# Anybody decorate your car?



## Frankie's Girl (Aug 27, 2007)

My hubby drove around for a few days with two skeletons buckled into the back seat. he decided that they needed to come out, tho since he might get pulled over. 

I'm decorating my car in my driveway for the first time this year. I plan on having a skelly in the driver's seat with some battery op lights and a pass-through ghost on the back window.


----------



## OMGDan (Sep 28, 2006)

Can't say it's decorated for driving.

But i do use it the yard scene on Halloween night.

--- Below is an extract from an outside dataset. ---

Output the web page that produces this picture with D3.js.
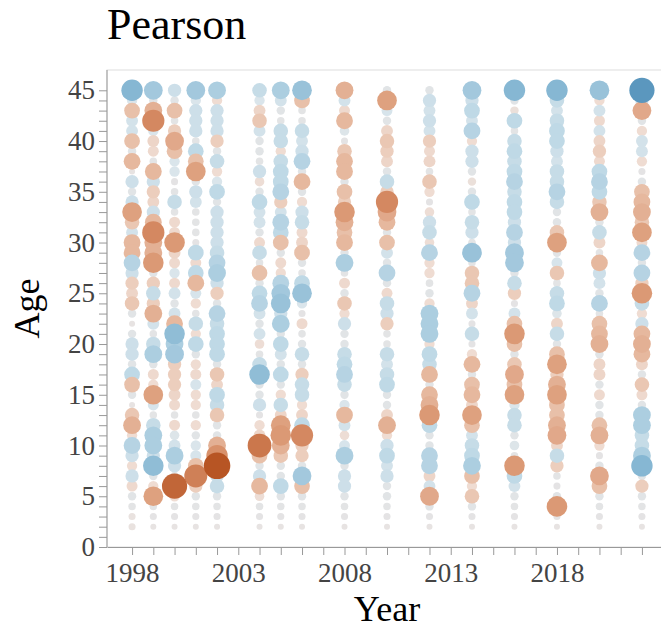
<!DOCTYPE html>
<html><head><meta charset="utf-8">
<script src="https://cdn.jsdelivr.net/npm/d3@7"></script>
<style>
body{margin:0;background:#fff}
text{font-family:"Liberation Serif","Times New Roman",serif}
</style>
</head><body>
<svg id="c" width="661" height="634"></svg>
<script>
// ---------- data ----------
const years = [1998,1999,2000,2001,2002,2004,2005,2006,2008,2010,2012,2014,2016,2018,2020,2022];
const ages = [45,44,43,42,41,40,39,38,37,36,35,34,33,32,31,30,29,28,27,26,25,24,23,22,21,20,19,18,17,16,15,14,13,12,11,10,9,8,7,6,5,4,3,2];
const xTickLabels = [1998,2003,2008,2013,2018];
const yTickLabels = [0,5,10,15,20,25,30,35,40,45];

// Pearson coefficients per year, listed for ages 45 down to 2
const r1998 = [0.6,0.1,-0.3,0.15,0.15,-0.3,0.05,-0.35,0,0.2, 0.05,0.2,-0.5,-0.25,0.15,-0.35,-0.35,0.35,0.2,-0.2, -0.15,-0.25,0.05,0,0.05,0.2,0.2,0.05,0.3,-0.3, 0.05,0,-0.25,-0.4,-0.1,0.35,0.2,-0.1,0.2,-0.12, 0.05,0.03,-0.02,-0.02];
const r1999 = [0.45,0.05,-0.4,-0.65,0.1,-0.15,-0.12,0.03,-0.35,0.2, -0.2,-0.15,0.2,-0.35,-0.65,-0.4,-0.4,-0.55,0.05,-0.2, 0.25,-0.2,-0.4,0.15,0.03,0.25,0.4,0.05,-0.12,-0.1, -0.5,0.12,0.03,0.25,0.4,0.4,0.2,0.55,0.05,-0.1, -0.5,0.03,0.02,0];
const r2000 = [0.2,0.05,-0.3,0.03,-0.2,-0.45,-0.3,0.1,0.1,0.02, 0.03,0.25,0.03,-0.12,-0.12,-0.55,-0.15,-0.12,0.1,-0.12, 0.15,0.05,0.15,-0.35,0.55,0.4,0.45,-0.2,-0.2,-0.2, -0.15,-0.12,0.03,-0.12,0.08,0.15,0.4,0.2,0.05,-0.85, -0.1,0.03,0.02,0];
const r2001 = [0.45,0.1,0.2,0.2,0.2,0.03,0.3,-0.3,-0.5,0.05, 0.2,0.15,0.03,0.03,0.03,0.02,0.3,-0.12,0.3,-0.35, 0.12,-0.1,0.03,0.25,-0.1,0.3,0.05,-0.1,-0.12,0.12, -0.1,-0.1,0.03,-0.1,0.05,0.1,0.12,-0.3,-0.7,-0.2, 0.05,0.03,0.02,0];
const r2002 = [0.4,-0.1,0.2,0.2,0.2,-0.2,0.05,0.25,-0.1,0.1, 0.3,0.05,0.2,0.2,0.2,0.2,0.25,0.35,0.4,0.2, -0.2,0.05,0.35,0.25,0.3,0.3,0.3,0.05,-0.25,-0.15, 0.3,0.25,-0.25,0.05,0.05,-0.4,-0.6,-0.95,0.2,0.25, 0.05,0.03,0.02,0];
const r2004 = [0.25,0.1,-0.15,-0.25,0.15,0.05,0.05,0.03,0.2,-0.08, 0.05,0.3,0.15,0.15,0.05,-0.12,0.25,0.03,-0.3,0.05, 0.3,0.35,0.15,0.05,0.15,-0.08,0.03,0.25,0.55,0.05, 0.05,0.2,0.02,-0.1,-0.15,-0.75,-0.3,0.05,0.2,-0.35, -0.08,0.03,0.02,0];
const r2005 = [0.4,0.15,0.05,0.03,0.25,0.25,-0.1,0.25,0.3,0.3, 0.35,-0.2,0.15,0.35,0.3,-0.3,0.05,-0.12,-0.1,0.35, 0.45,0.5,0.2,0.4,0.05,0.3,0.15,0.05,0.3,0.05, -0.1,0.25,-0.15,-0.5,-0.55,-0.4,-0.25,0.05,0.05,0.3, 0.05,0.03,0.02,0];
const r2006 = [0.5,-0.3,0.03,0.03,0.25,0.15,0.2,0.35,0.05,-0.35, 0.05,-0.1,0.2,0.25,-0.12,-0.15,-0.3,0.05,0.03,0.3, 0.5,0.1,0.02,-0.12,0.03,0.05,0.25,0.05,-0.2,0.25, 0.25,-0.1,-0.15,0.3,-0.65,-0.2,-0.2,0.05,0.45,-0.3, 0.05,0.03,0.02,0];
const r2008 = [-0.4,0.15,-0.12,-0.35,0.08,0.02,-0.25,-0.35,-0.35,0.05, -0.3,-0.2,-0.55,-0.4,-0.3,-0.35,0.05,0.4,0.03,-0.12, 0.05,-0.25,-0.1,0.2,0.05,0.05,0.25,0.3,0.35,0.25, 0.05,0.1,-0.35,0.15,-0.08,0.12,0.4,0.05,0.2,0.2, 0.05,0.03,0.02,0];
const r2010 = [0.05,-0.5,0.12,0.05,-0.15,-0.25,-0.2,-0.15,0.05,0.25, -0.2,-0.65,-0.45,-0.35,0.05,-0.3,0.15,0.05,0.35,0.05, -0.12,0.25,0.2,-0.2,0.03,0.03,0.25,0.15,0.25,0.3, 0.05,0.05,-0.15,-0.4,-0.1,0.2,0.3,0.15,0.2,0.05, 0.05,0.03,0.02,0];
const r2012 = [0.05,0.2,0.15,0.2,0.15,-0.2,-0.12,-0.15,0.03,-0.25, -0.1,0.02,-0.08,0.2,0.25,-0.08,0.35,-0.1,-0.1,0.03, 0.05,-0.1,0.4,0.4,0.4,-0.1,0.3,0.25,-0.35,0.05, -0.35,-0.4,-0.55,0.3,0.05,0.05,0.35,0.35,-0.15,0.15, -0.45,0.05,0.02,0];
const r2014 = [0.45,0.2,0.3,0.15,0.35,-0.1,0.2,0.2,0.05,-0.05, 0.05,0.3,0.03,0.25,0.2,0.03,0.5,0.03,-0.25,-0.25, 0.35,-0.15,0.15,0.02,0.25,0.02,-0.1,-0.35,0.05,-0.3, -0.35,-0.15,-0.5,-0.3,0.15,0.25,0.3,0.4,-0.3,-0.1, -0.25,0.05,0.02,0];
const r2016 = [0.6,0.05,-0.05,0.3,0.03,0.25,0.3,0.25,0.3,0.35, 0.25,0.3,0.3,0.2,0.35,0.2,0.45,0.45,0.05,0.25, -0.2,0.02,0.15,-0.3,-0.55,-0.3,0.05,-0.25,-0.45,-0.3, -0.5,0.1,0.25,0.25,0.05,0.08,0.03,-0.55,0.3,0.15, 0.05,0.03,0.02,0];
const r2018 = [0.6,0.25,0.15,0.25,0.3,0.3,0.2,0.15,0.25,0.25, 0.35,0.25,0.05,0.05,-0.25,-0.5,0.05,0.12,-0.25,0.03, 0.25,0.3,0.08,-0.15,0.25,0.05,-0.3,-0.5,-0.2,-0.4, -0.5,-0.3,-0.3,-0.4,-0.45,-0.15,0.25,-0.2,0.03,0.02, 0.05,-0.55,0.02,0];
const r2020 = [0.5,-0.1,0.15,-0.12,0.15,-0.15,-0.2,-0.12,0.3,0.35, 0.3,-0.25,-0.4,0.05,0.25,-0.15,0.03,-0.35,0.2,0.15, 0.05,0.35,0.03,-0.3,-0.35,-0.4,0.05,-0.15,-0.15,0.05, -0.12,0.05,0.05,-0.3,-0.4,-0.1,0.02,0.05,-0.45,-0.3, 0.05,0.03,0.02,0];
const r2022 = [0.85,0.2,-0.45,0.05,-0.1,0.15,0.15,-0.1,0.02,0.05, -0.3,-0.35,-0.4,-0.25,-0.5,-0.12,0.35,0.05,0.35,-0.2, -0.55,0.25,-0.1,0.2,-0.35,-0.4,-0.35,-0.15,0.05,-0.25, -0.12,0.05,0.4,0.4,0.25,0.25,0.4,0.6,0.05,-0.2, 0.05,0.03,0.02,0];
const series = [r1998,r1999,r2000,r2001,r2002,r2004,r2005,r2006,r2008,r2010,r2012,r2014,r2016,r2018,r2020,r2022];

// ---------- chart ----------
const svg = d3.select("#c");
const L = 107, R = 667, T = 70, B = 547;
const x = d3.scaleLinear().domain([1996.82, 2023.18]).range([L, R]);
const y = d3.scaleLinear().domain([0, 47]).range([B, T]);
const color = d3.scaleLinear()
  .domain([-1,-0.6,-0.3,-0.1,0,0.1,0.3,0.6,1])
  .range(["#b24c19","#d8916b","#e8c0a9","#efdcd2","#e7e3e2","#dae5eb","#bfd9e6","#86b7d3","#3d85b1"])
  .interpolate(d3.interpolateLab).clamp(true);
const area = d3.scaleLinear().domain([0, 1]).range([9, 185]);
const rad = v => Math.sqrt(area(Math.abs(v)));

// frame
svg.append("rect").attr("x", L).attr("y", T).attr("width", R - L).attr("height", B - T)
  .attr("fill", "none").attr("stroke", "#dddddd").attr("stroke-width", 1);

// points
const pts = [];
years.forEach((yr, i) => ages.forEach((a, j) => pts.push({yr, a, v: series[i][j]})));
pts.sort((p, q) => Math.abs(p.v) - Math.abs(q.v));
svg.append("g").selectAll("circle").data(pts).join("circle")
  .attr("cx", d => x(d.yr)).attr("cy", d => y(d.a))
  .attr("r", d => rad(d.v)).attr("fill", d => color(d.v));

// axes
const allYears = d3.range(1998, 2023);
const xAxis = svg.append("g").attr("transform", `translate(0,${B})`)
  .call(d3.axisBottom(x).tickValues(allYears)
    .tickFormat(d => xTickLabels.includes(d) ? d : "")
    .tickSize(8).tickSizeOuter(0).tickPadding(8));
const yAxis = svg.append("g").attr("transform", `translate(${L},0)`)
  .call(d3.axisLeft(y).tickValues(d3.range(0, 46))
    .tickFormat(d => yTickLabels.includes(d) ? d : "")
    .tickSize(8).tickSizeOuter(0).tickPadding(4));
[xAxis, yAxis].forEach(g => {
  g.select(".domain").attr("stroke", "#999");
  g.selectAll(".tick line").attr("stroke", "#999");
  g.selectAll("text").attr("fill", "#444").style("font-size", "27px")
    .style("font-family", '"Liberation Serif","Times New Roman",serif');
});
yAxis.select(".domain").attr("d", `M0,${B}V${T}`);

// titles
svg.append("text").attr("x", L).attr("y", 39).attr("font-size", 44).attr("fill", "#000").text("Pearson");
svg.append("text").attr("x", (L + R) / 2).attr("y", 621).attr("text-anchor", "middle")
  .attr("font-size", 36).attr("fill", "#000").text("Year");
svg.append("text").attr("transform", `translate(39,${(T + B) / 2}) rotate(-90)`)
  .attr("text-anchor", "middle").attr("font-size", 36).attr("fill", "#000").text("Age");
</script>
</body></html>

Park it across the yard like it's crashed, hood up, fog machine spewing out fog, dummy body sticking out from under a wheel etc..


----------



## Ghostette (Oct 19, 2009)

Frankie's Girl
As long as the skeletons are buckled in for safety there should be no problem with the law


----------



## LawP (Dec 4, 2007)

I think the skellies should be weighted down...otherwise the law may require they be in a car seat.


----------



## MHooch (Jun 15, 2007)

Here's my baby in her Halloween "costume":










(I know, I know, you regular posters have seen this a _million_ times, but when have you ever known me to miss a chance to show off the Magic Pumpkin???)


----------



## hannibal (Oct 19, 2008)

MHooch said:


> Here's my baby in her Halloween "costume":
> 
> 
> 
> ...




OMG!!! I love it!! Are those just magnetic clings that you put on?


----------



## Wolfman (Apr 15, 2004)

Oh, yes, I remember the Vee-Dub Jack O'Lantern car, and _*NEVER*_ get tired of seeing it!

Thanx, Hooch.


----------



## skullboy (Sep 5, 2006)

My bike is decorated year around.









and at night when headlites hit it.


----------



## Andy_Industries (Oct 21, 2009)

Skullboy the bike looks awesome. true dedication to halloween! A chromed skull head surrounding the headlight would look really cool. Nice vinyls at the back, real attention to detail. The skulls only come out at night


----------



## MHooch (Jun 15, 2007)

hannibal: yes, they are magnetic. I bought some magnetic material from a sign company and cut them out.

Thanks for the compliment!

Thanks to you too, Wolfman!!


----------



## Dr.Ghoul (Sep 6, 2009)

The school buses at the local middle school have all decorated there front grills with ghosts or skeletons, kind of like on the front of a pirate ship. Its pretty cool to see schools actually getting involved like this.


----------